More than ever, China dominates production of cobalt and lithium, reinforcing its enormous influence on the batteries essential for electric vehicles and other gadgets. Worse, prices have fallen so low that non-Chinese miners would struggle to make a profit, reducing the incentive for Western investors to build their own sources. The price crash is another strike against one of the most hyped commodity narratives — that the energy transition to cleaner electricity from fossil fuels makes sky-high metals prices inevitable. (…)

From the demand side, critical minerals are the envy of the commodities industry. Supply, though, has also expanded at breakneck speeds.

Cobalt is paradigmatic. For many years, Glencore Plc., the London-listed commodity giant, dominated the market. But Chinese companies soon followed it into the Democratic Republic of Congo, home of the world’s largest reserves. There, a Chinese company known today as CMOC Group Ltd. has boosted output beyond what many in the industry thought was possible in such a short timeframe. (…)

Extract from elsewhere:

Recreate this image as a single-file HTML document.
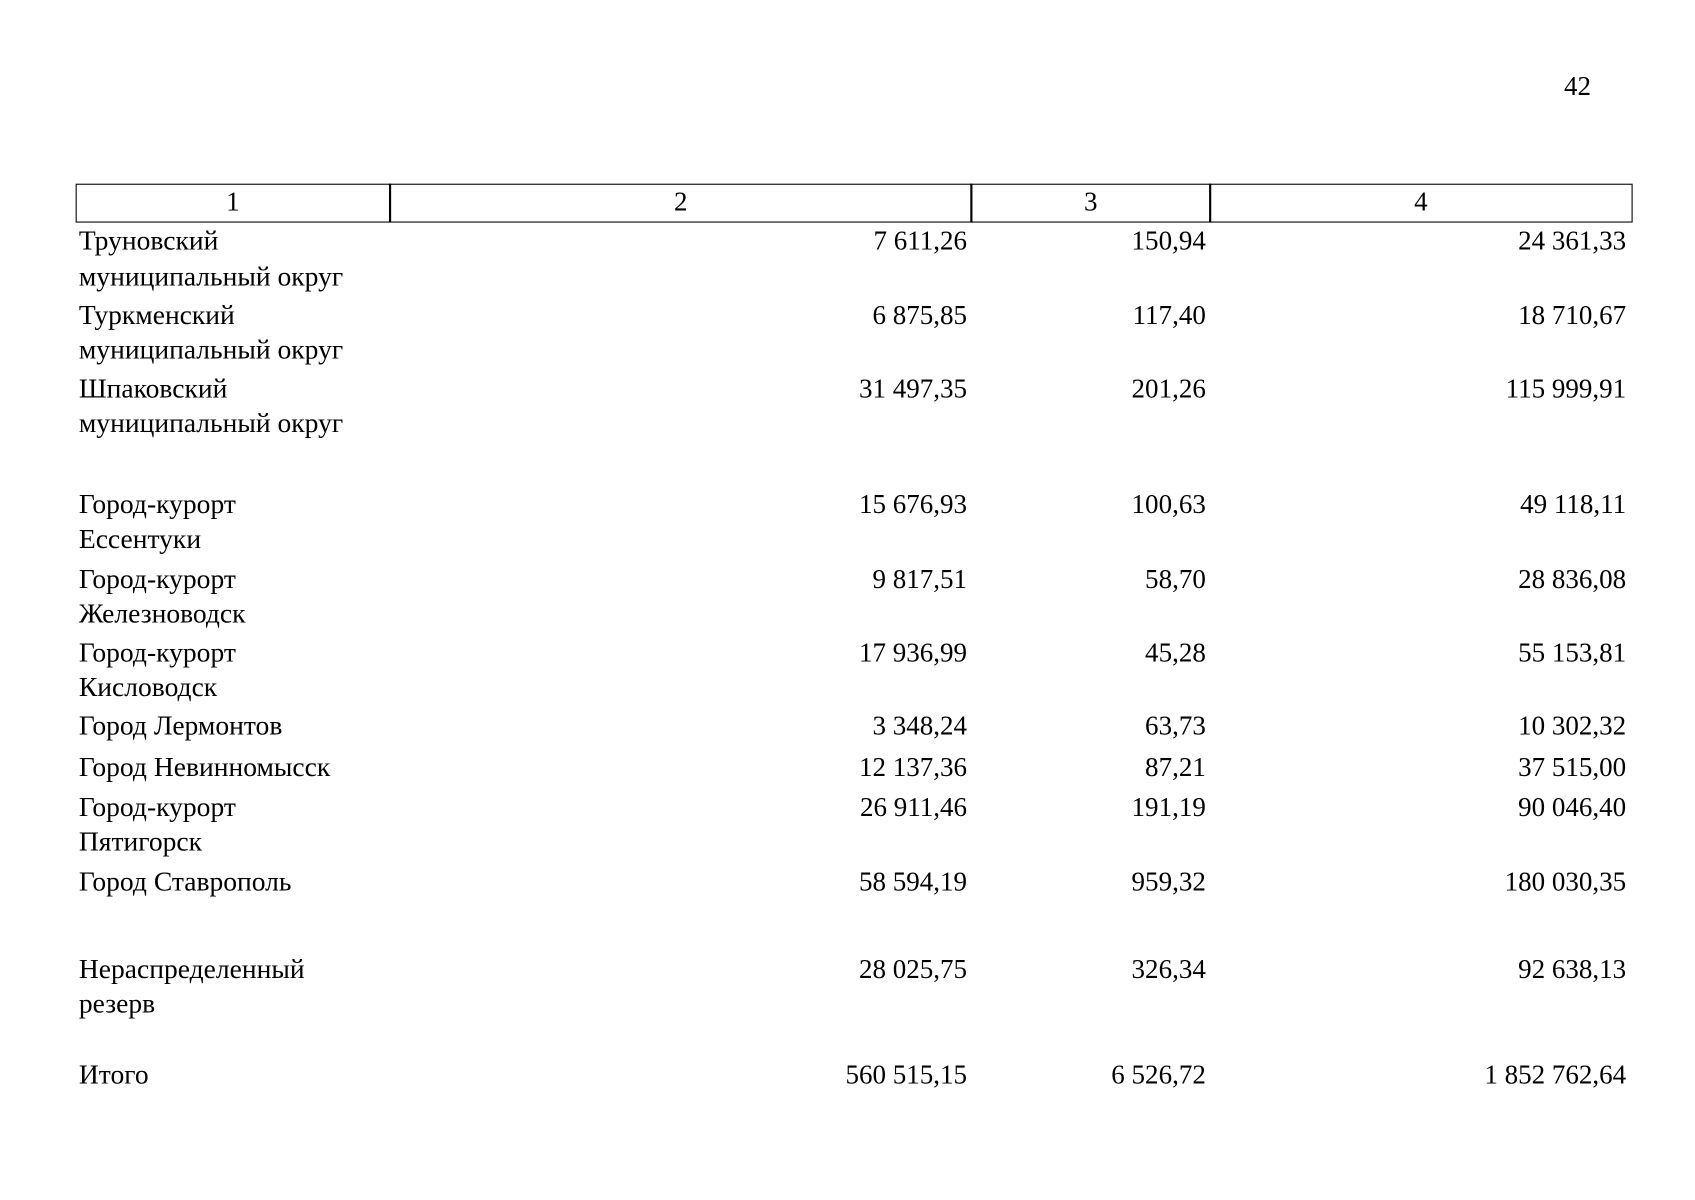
<!DOCTYPE html>
<html><head><meta charset="utf-8"><style>
html,body{margin:0;padding:0;background:#fff;width:1695px;height:1200px;overflow:hidden}
#c{position:absolute;left:0;top:0;width:1570px;height:1110px;transform:scale(1.0805);transform-origin:0 0;font-family:"Liberation Serif",serif;font-size:25px;color:#000}
.t{position:absolute;line-height:28px;white-space:nowrap;transform:scaleX(1.02);transform-origin:0 50%;margin-top:2px}
.r{position:absolute;line-height:28px;white-space:nowrap;text-align:right;margin-top:2px}
.h{position:absolute;line-height:28px;text-align:center}
.b{position:absolute;border:1.5px solid #000;box-sizing:border-box}
.v{position:absolute;width:1.5px;background:#000}
</style></head><body><div id="c">
<div class="h" style="left:1435px;top:67px;width:50px">42</div>
<div class="b" style="left:70px;top:170px;width:1441px;height:36px"></div>
<div class="v" style="left:360px;top:170px;height:36px"></div>
<div class="v" style="left:898px;top:170px;height:36px"></div>
<div class="v" style="left:1119px;top:170px;height:36px"></div>
<div class="h" style="left:70px;width:291px;top:174px">1</div>
<div class="h" style="left:361px;width:538px;top:174px">2</div>
<div class="h" style="left:899px;width:221px;top:174px">3</div>
<div class="h" style="left:1120px;width:390px;top:174px">4</div>

<div class="t" style="left:73px;top:208px">Труновский</div>
<div class="t" style="left:73px;top:241px">муниципальный округ</div>
<div class="r" style="right:675px;top:208px">7 611,26</div>
<div class="r" style="right:454px;top:208px">150,94</div>
<div class="r" style="right:65px;top:208px">24 361,33</div>

<div class="t" style="left:73px;top:277px">Туркменский</div>
<div class="t" style="left:73px;top:309px">муниципальный округ</div>
<div class="r" style="right:675px;top:277px">6 875,85</div>
<div class="r" style="right:454px;top:277px">117,40</div>
<div class="r" style="right:65px;top:277px">18 710,67</div>

<div class="t" style="left:73px;top:345px">Шпаковский</div>
<div class="t" style="left:73px;top:377px">муниципальный округ</div>
<div class="r" style="right:675px;top:345px">31 497,35</div>
<div class="r" style="right:454px;top:345px">201,26</div>
<div class="r" style="right:65px;top:345px">115 999,91</div>

<div class="t" style="left:73px;top:452px">Город-курорт</div>
<div class="t" style="left:73px;top:484px">Ессентуки</div>
<div class="r" style="right:675px;top:452px">15 676,93</div>
<div class="r" style="right:454px;top:452px">100,63</div>
<div class="r" style="right:65px;top:452px">49 118,11</div>

<div class="t" style="left:73px;top:521px">Город-курорт</div>
<div class="t" style="left:73px;top:553px">Железноводск</div>
<div class="r" style="right:675px;top:521px">9 817,51</div>
<div class="r" style="right:454px;top:521px">58,70</div>
<div class="r" style="right:65px;top:521px">28 836,08</div>

<div class="t" style="left:73px;top:589px">Город-курорт</div>
<div class="t" style="left:73px;top:621px">Кисловодск</div>
<div class="r" style="right:675px;top:589px">17 936,99</div>
<div class="r" style="right:454px;top:589px">45,28</div>
<div class="r" style="right:65px;top:589px">55 153,81</div>

<div class="t" style="left:73px;top:657px">Город Лермонтов</div>
<div class="r" style="right:675px;top:657px">3 348,24</div>
<div class="r" style="right:454px;top:657px">63,73</div>
<div class="r" style="right:65px;top:657px">10 302,32</div>

<div class="t" style="left:73px;top:695px">Город Невинномысск</div>
<div class="r" style="right:675px;top:695px">12 137,36</div>
<div class="r" style="right:454px;top:695px">87,21</div>
<div class="r" style="right:65px;top:695px">37 515,00</div>

<div class="t" style="left:73px;top:732px">Город-курорт</div>
<div class="t" style="left:73px;top:764px">Пятигорск</div>
<div class="r" style="right:675px;top:732px">26 911,46</div>
<div class="r" style="right:454px;top:732px">191,19</div>
<div class="r" style="right:65px;top:732px">90 046,40</div>

<div class="t" style="left:73px;top:801px">Город Ставрополь</div>
<div class="r" style="right:675px;top:801px">58 594,19</div>
<div class="r" style="right:454px;top:801px">959,32</div>
<div class="r" style="right:65px;top:801px">180 030,35</div>

<div class="t" style="left:73px;top:882px">Нераспределенный</div>
<div class="t" style="left:73px;top:914px">резерв</div>
<div class="r" style="right:675px;top:882px">28 025,75</div>
<div class="r" style="right:454px;top:882px">326,34</div>
<div class="r" style="right:65px;top:882px">92 638,13</div>

<div class="t" style="left:73px;top:980px">Итого</div>
<div class="r" style="right:675px;top:980px">560 515,15</div>
<div class="r" style="right:454px;top:980px">6 526,72</div>
<div class="r" style="right:65px;top:980px">1 852 762,64</div>
</div></body></html>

In the process, the Chinese mining giant, which counts battery maker Contemporary Amperex Technology Co. as one of its shareholders, has become the world’s top cobalt miner, outpacing Glencore. (…)

Shouldn’t production respond quickly to low prices, as in a typical boom-bust commodity cycle? The problem is that cobalt isn’t your typical commodity. Virtually no one digs solely for cobalt; instead, about 98% of the world’s output is a byproduct of copper and nickel mining. Hence, the price that really matters isn’t what cobalt fetches, but rather what copper and nickel do. And both command high enough prices that miners have every incentive to keep digging. Thus, low prices aren’t the cure for cobalt overproduction.

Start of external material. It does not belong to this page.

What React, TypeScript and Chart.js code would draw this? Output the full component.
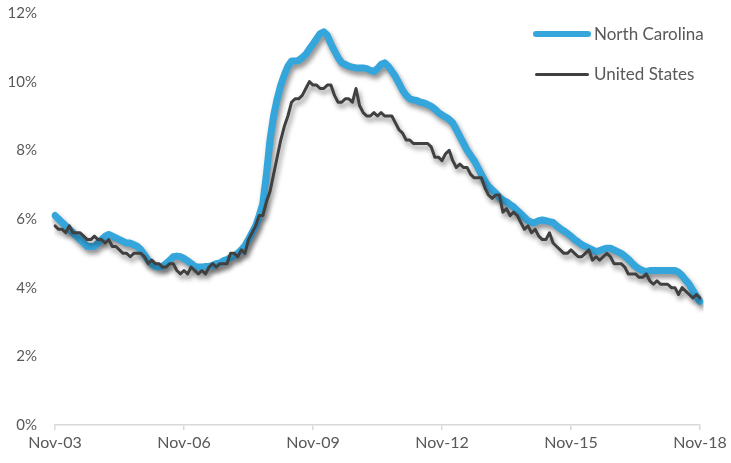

The result has been the collapse in cobalt prices. From the most recent peak of more than $80 per kilogram in mid-2022, it has fallen to about $25 recently, hovering near its lowest level in two decades. (…)

It doesn’t help that sales of electric vehicles have disappointed so far this year everywhere except China, reducing demand for batteries. (…)

The market for lithium has followed a similar pattern, with Chinese companies boosting supply so quickly that they overwhelmed the market. Not only is more of the metal being dug up, Chinese companies are also getting very good at recycling old batteries, creating an extra layer of supply. The result has been the same as with cobalt: The market has cratered. Benchmark lithium prices have fallen to about $11,000 per metric ton, down from the most recent peak of almost $70,000 per ton in early 2023.

As with many other commodities, China inflated a bubble in critical minerals. Its domestic demand for batteries was strong — and its dominance of the supply chain was so large that many outside China were prompted to stockpile cobalt and lithium, spurred on by ominous warnings from US and European policymakers. For a brief period, demand overwhelmed supply.

But what China did, China has also undone. It went all in on boosting supply, and the result has been a mighty crash. But don’t be fooled by the current low prices; while they may not recover anytime soon, China’s absolute dominance of critical minerals pose a clear and persistent danger to the future production of the batteries needed to wean the world off fossil fuels.